Big Data is powering Joslin Diabetes Center’s performance-improvement CME, thanks in part to education grants from four pharma companies.

The four—Sanofi, Pfizer, GlaxoSmithKline and Eli Lilly—are supporting a project in which Joslin, the Harvard affiliate, will take a fresh approach to building the evidence base driving PI-CME.

“PI-CME is a good concept, but it’s too cumbersome for the way the system works right now,” says Julie Brown, CCMEP, Joslin director of professional education. “Even if you spend a lot of time helping one practice [via chart abstracts, etc.], it’s not scalable or reflective of actual day-to-day care.”

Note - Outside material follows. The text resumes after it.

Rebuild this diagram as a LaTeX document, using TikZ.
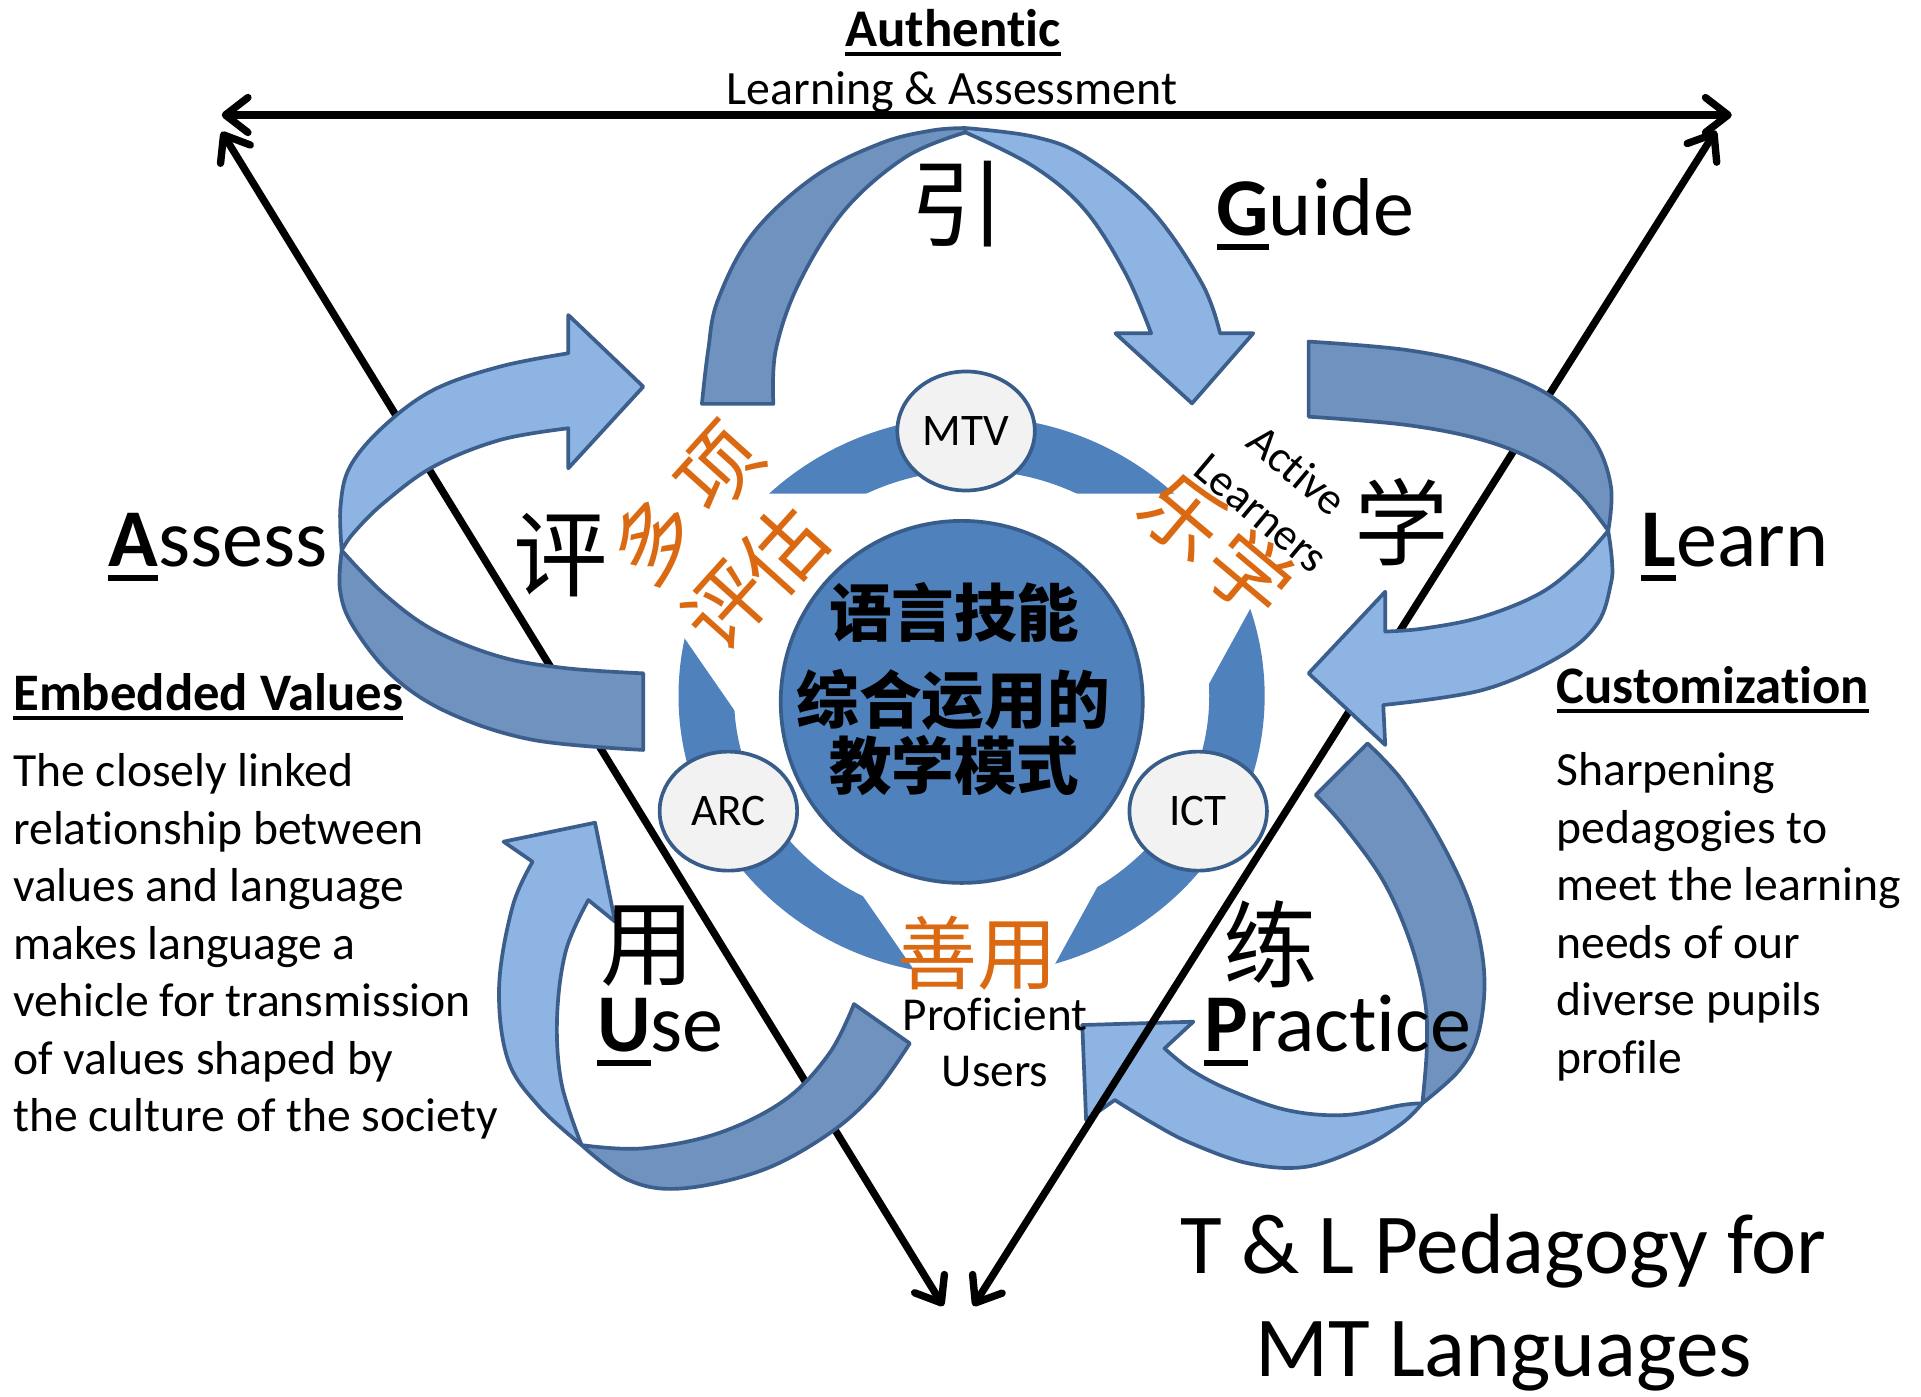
\documentclass[tikz,border=0pt]{standalone}
\usepackage{fontspec}
\setmainfont{Carlito}[Ligatures=NoCommon]
\newfontfamily\cjk{Noto Sans CJK SC}
\usetikzlibrary{arrows.meta,shapes.geometric}
\definecolor{ringblue}{RGB}{79,129,189}
\definecolor{ringedge}{RGB}{56,93,138}
\definecolor{arrdark}{RGB}{112,146,190}
\definecolor{arrlight}{RGB}{141,180,226}
\definecolor{arredge}{RGB}{59,94,140}
\definecolor{bubble}{RGB}{242,242,242}
\definecolor{orng}{RGB}{218,105,18}
\newcommand{\fs}[2]{\fontsize{#1}{#2}\selectfont}
\newcommand{\myul}[1]{\setbox0\hbox{#1}\rlap{\rule[-0.18em]{\wd0}{0.075em}}\box0}
\begin{document}
\begin{tikzpicture}[x=0.6pt,y=-0.6pt,
  every node/.style={inner sep=0pt,outer sep=0pt},
  banddark/.style={fill=arrdark,draw=arredge,line width=1.8pt,line join=round},
  bandlight/.style={fill=arrlight,draw=arredge,line width=1.8pt,line join=round},
  sideline/.style={line width=3.6pt,{Straight Barb[length=11pt,width=17pt,round]}-{Straight Barb[length=11pt,width=17pt,round]}},
  bubblenode/.style={ellipse,draw=ringedge,line width=1.8pt,fill=bubble,minimum width=67pt,minimum height=58pt,font=\fs{22}{26}},
  bigword/.style={anchor=base west,font=\fs{40}{48}},
  cjkblack/.style={font=\cjk\fs{46}{50}},
  orangech/.style={text=orng,font=\cjk\fs{40}{44}},
  sm/.style={smooth,tension=0.6}]
\fill[white] (0,0) rectangle (1560,1134);
\useasboundingbox (0,0) rectangle (1560,1134);

% ring and white triangle
\fill[ringblue,even odd rule] (789,565) ellipse [x radius=238,y radius=227] (789,565) ellipse [x radius=193,y radius=183];
\fill[white] (474.7,400.8) -- (1066.6,400.8) -- (804.6,877.6) -- cycle;

% core
\node[circle,fill=ringblue,draw=ringedge,line width=1.8pt,minimum size=176.4pt] (core) at (781,570) {};
\node[bubblenode] (mtv) at (784.5,350) {MTV};
\node[bubblenode] (arc) at (591.5,658.7) {ARC};
\node[bubblenode] (ict) at (973,658.7) {ICT};

% Practice arrow (below the lines)
\filldraw[banddark] (1110.5,603.7) -- plot[sm] coordinates {(1110.5,603.7) (1138.4,633.5) (1169.5,682.2) (1194.4,736.3) (1205.3,790.5) (1200.6,839.2) (1185.1,869) (1155,896)} -- plot[sm] coordinates {(1155,896) (1158.6,852.7) (1157.1,812.1) (1144.7,763.4) (1122.9,714.7) (1091.8,671.4) (1068.5,645.6)} -- cycle;
\filldraw[bandlight] plot[sm] coordinates {(1155,896) (1138.4,912.3) (1107.4,931.2) (1060.7,947.5) (1014.1,944.8) (967.5,928.5) (936.4,912.3) (905.3,893.3)} -- (882,909.6) -- (878.9,832.4) -- (969.1,829.7) -- (945.7,851.4) -- plot[sm] coordinates {(945.7,851.4) (967.5,869) (998.6,885.2) (1045.2,901.5) (1091.8,905.5) (1138.4,897.4) (1155,896)} -- cycle;

% triangle of double arrows
\coordinate (tl) at (180,93.4);
\coordinate (tr) at (1406.3,93.4);
\coordinate (ltop) at (180,107);
\coordinate (lbot) at (766,1060.6);
\coordinate (rtop) at (1393.5,106.1);
\coordinate (rbot) at (790.4,1060.6);
\draw[sideline] (tl) -- (tr);
\draw[sideline] (ltop) -- (lbot);
\draw[sideline] (rtop) -- (rbot);

% Guide arrow
\filldraw[banddark] plot[sm] coordinates {(570,328) (575,285) (583,243.6) (611.5,189.5) (661.3,143.5) (715.2,116.4) (756.6,106) (784,104)} -- plot[sm] coordinates {(784,107.5) (736,127.2) (686,170.5) (648.8,230) (630,284.2) (628,328)} -- cycle;
\filldraw[bandlight] plot[sm] coordinates {(784,104) (839.5,111) (881,127.2) (934.8,170.5) (976,230) (990.8,270.7)} -- (1017.7,270.7) -- (968,327.6) -- (905.8,270.7) -- (934.8,270.7) -- plot[sm] coordinates {(934.8,270.7) (914,222) (881,170.5) (839.5,135.3) (784,107.5)} -- cycle;

% Learn arrow
\filldraw[banddark] (1062.7,277.4) -- plot[sm] coordinates {(1062.7,277.4) (1142,284.2) (1204.1,297.7) (1260,322.1) (1294.2,357.3) (1308.2,395.2) (1306,431)} -- plot[sm] coordinates {(1306,431) (1281.8,400.6) (1250.7,376.2) (1204.1,357.3) (1142,345.1) (1062.7,338.4)} -- cycle;
\filldraw[bandlight] plot[sm] coordinates {(1306,431) (1309,455) (1308.2,473.7) (1297.3,506.2) (1266.3,533.3) (1204.1,560.3) (1123.3,572.5)} -- (1124.9,605) -- (1062.7,546.8) -- (1124.9,480.5) -- (1124.9,512.9) -- plot[sm] coordinates {(1124.9,512.9) (1157.5,510.2) (1204.1,500.8) (1250.7,481.8) (1281.8,457.5) (1306,431)} -- cycle;

% Assess arrow
\filldraw[banddark] plot[sm] coordinates {(522.4,609) (433.1,600.9) (365.4,579.3) (319.4,549.5) (286.9,508.9) (276.1,479.1) (277.5,447)} -- plot[sm] coordinates {(277.5,447) (311.3,481.8) (351.9,511.6) (406,533.3) (460.2,542.7) (522.4,546.8)} -- cycle;
\filldraw[bandlight] plot[sm] coordinates {(277.5,447) (276.5,411.4) (284.2,379) (311.3,346.5) (351.9,316.7) (406,297.7) (461.5,286.9)} -- (461.5,255.8) -- (522.4,314) -- (461.5,380.3) -- (461.5,347.8) -- plot[sm] coordinates {(461.5,347.8) (406,357.3) (351.9,379) (311.3,408.7) (286.9,433.1) (277.5,447)} -- cycle;

% Use arrow
\filldraw[bandlight] (432.5,699.8) -- (408.9,683.5) -- (483.2,668.1) -- (499.5,748.5) -- (477.8,730.9) -- plot[sm] coordinates {(477.8,730.9) (459.7,771.5) (452.4,825.7) (456,879.8) (472.3,929.9)} -- plot[sm] coordinates {(472.3,929.9) (437.9,898.7) (412.5,860.8) (405.3,801.3) (416.2,736.3) (432.5,699.8)} -- cycle;
\filldraw[banddark] plot[sm] coordinates {(472.3,929.9) (510.4,958.3) (553.9,965.1) (619.2,950.2) (673.5,920.4) (709.8,887.9) (738.8,847.3)} -- (693.5,815.4) -- plot[sm] coordinates {(693.5,815.4) (673.5,855.4) (637.3,893.3) (582.9,920.4) (521.3,932.6) (472.3,929.9)} -- cycle;

% core texts
\node[font=\cjk\bfseries\fs{30.5}{34}] (c1) at (775,497) {语言技能};
\node[font=\cjk\bfseries\fs{30.5}{34}] (c2) at (774,568) {综合运用的};
\node[font=\cjk\bfseries\fs{30.5}{34}] (c3) at (775,622) {教学模式};

% orange texts
\node[orangech,rotate=48] (duo) at (531,438) {多};
\node[orangech,rotate=48] (xiang) at (584,380) {项};
\node[orangech,rotate=48] (pingg) at (590,492) {评};
\node[orangech,rotate=48] (gu) at (636,447) {估};
\node[orangech,rotate=-40] (le) at (961,419) {乐};
\node[orangech,rotate=-40] (lexue) at (1015,466) {学};
\node[text=orng,font=\cjk\fs{39}{42}] (shanyong) at (794,774) {善用};

% black characters
\node[cjkblack] (yin) at (778,166) {引};
\node[cjkblack] (ping) at (455,451) {评};
\node[cjkblack] (xue) at (1138,424) {学};
\node[cjkblack] (yong) at (526,768) {用};
\node[cjkblack] (lian) at (1032,767) {练};

% big words
\node[bigword] (guide) at (988,191) {\myul{\textbf{G}}uide};
\node[bigword] (assess) at (88,460) {\myul{\textbf{A}}ssess};
\node[bigword] (learn) at (1333,460) {\myul{\textbf{L}}earn};
\node[bigword] (use) at (485,854) {\myul{\textbf{U}}se};
\node[bigword] (practice) at (978,854) {\myul{\textbf{P}}ractice};

% small labels
\node[font=\fs{22}{27},align=center,rotate=-40] (active) at (1039,399) {Active\\Learners};
\node[font=\fs{23}{27.6},align=center,anchor=north] (prof) at (808,804.3) {\strut Proficient\\Users};

% headings
\node[anchor=base,font=\bfseries\fs{25.8}{30}] (auth) at (774,38) {\myul{Authentic}};
\node[anchor=base,font=\fs{23.3}{28}] (learnass) at (773,85) {Learning \& Assessment};

\node[anchor=base west,font=\bfseries\fs{25.7}{30}] (emb) at (10.8,576.6) {\myul{Embedded Values}};
\node[anchor=north west,align=left,font=\fs{23.2}{28}] (embtxt) at (10.8,606.2) {\strut The closely linked\\relationship between\\values and language\\makes language a\\vehicle for transmission\\of values shaped by\\the culture of the society};

\node[anchor=base west,font=\bfseries\fs{25.7}{30}] (cust) at (1264,571.2) {\myul{Customization}};
\node[anchor=north west,align=left,font=\fs{23.2}{28}] (custtxt) at (1264,605.5) {\strut Sharpening\\pedagogies to\\meet the learning\\needs of our\\diverse pupils\\profile};

\node[anchor=north,align=center,font=\fs{41.6}{50.4}] (tlp) at (1221,975) {\strut T \& L Pedagogy for\\MT Languages};
\end{tikzpicture}
\end{document}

The way to make it so, she says, is by plugging into longitudinal data. Enter Humedica, which will give Joslin researchers access to a de-identified, population health data set (its database includes patient notes via natural-language translation). Humedica will also coordinate with its existing partner American Medical Group Association to engage primary care providers.

Joslin will evaluate practice patterns of people with T2D and their outcomes, then take the next step: providing professional education in whatever area is needed.

The longitudinal approach is designed to help CME become more than an episodic, one-time effort. Says Brown, “We really want to work toward integrating CME into the day-to-day practice, not something [physicians] go get and forget about.”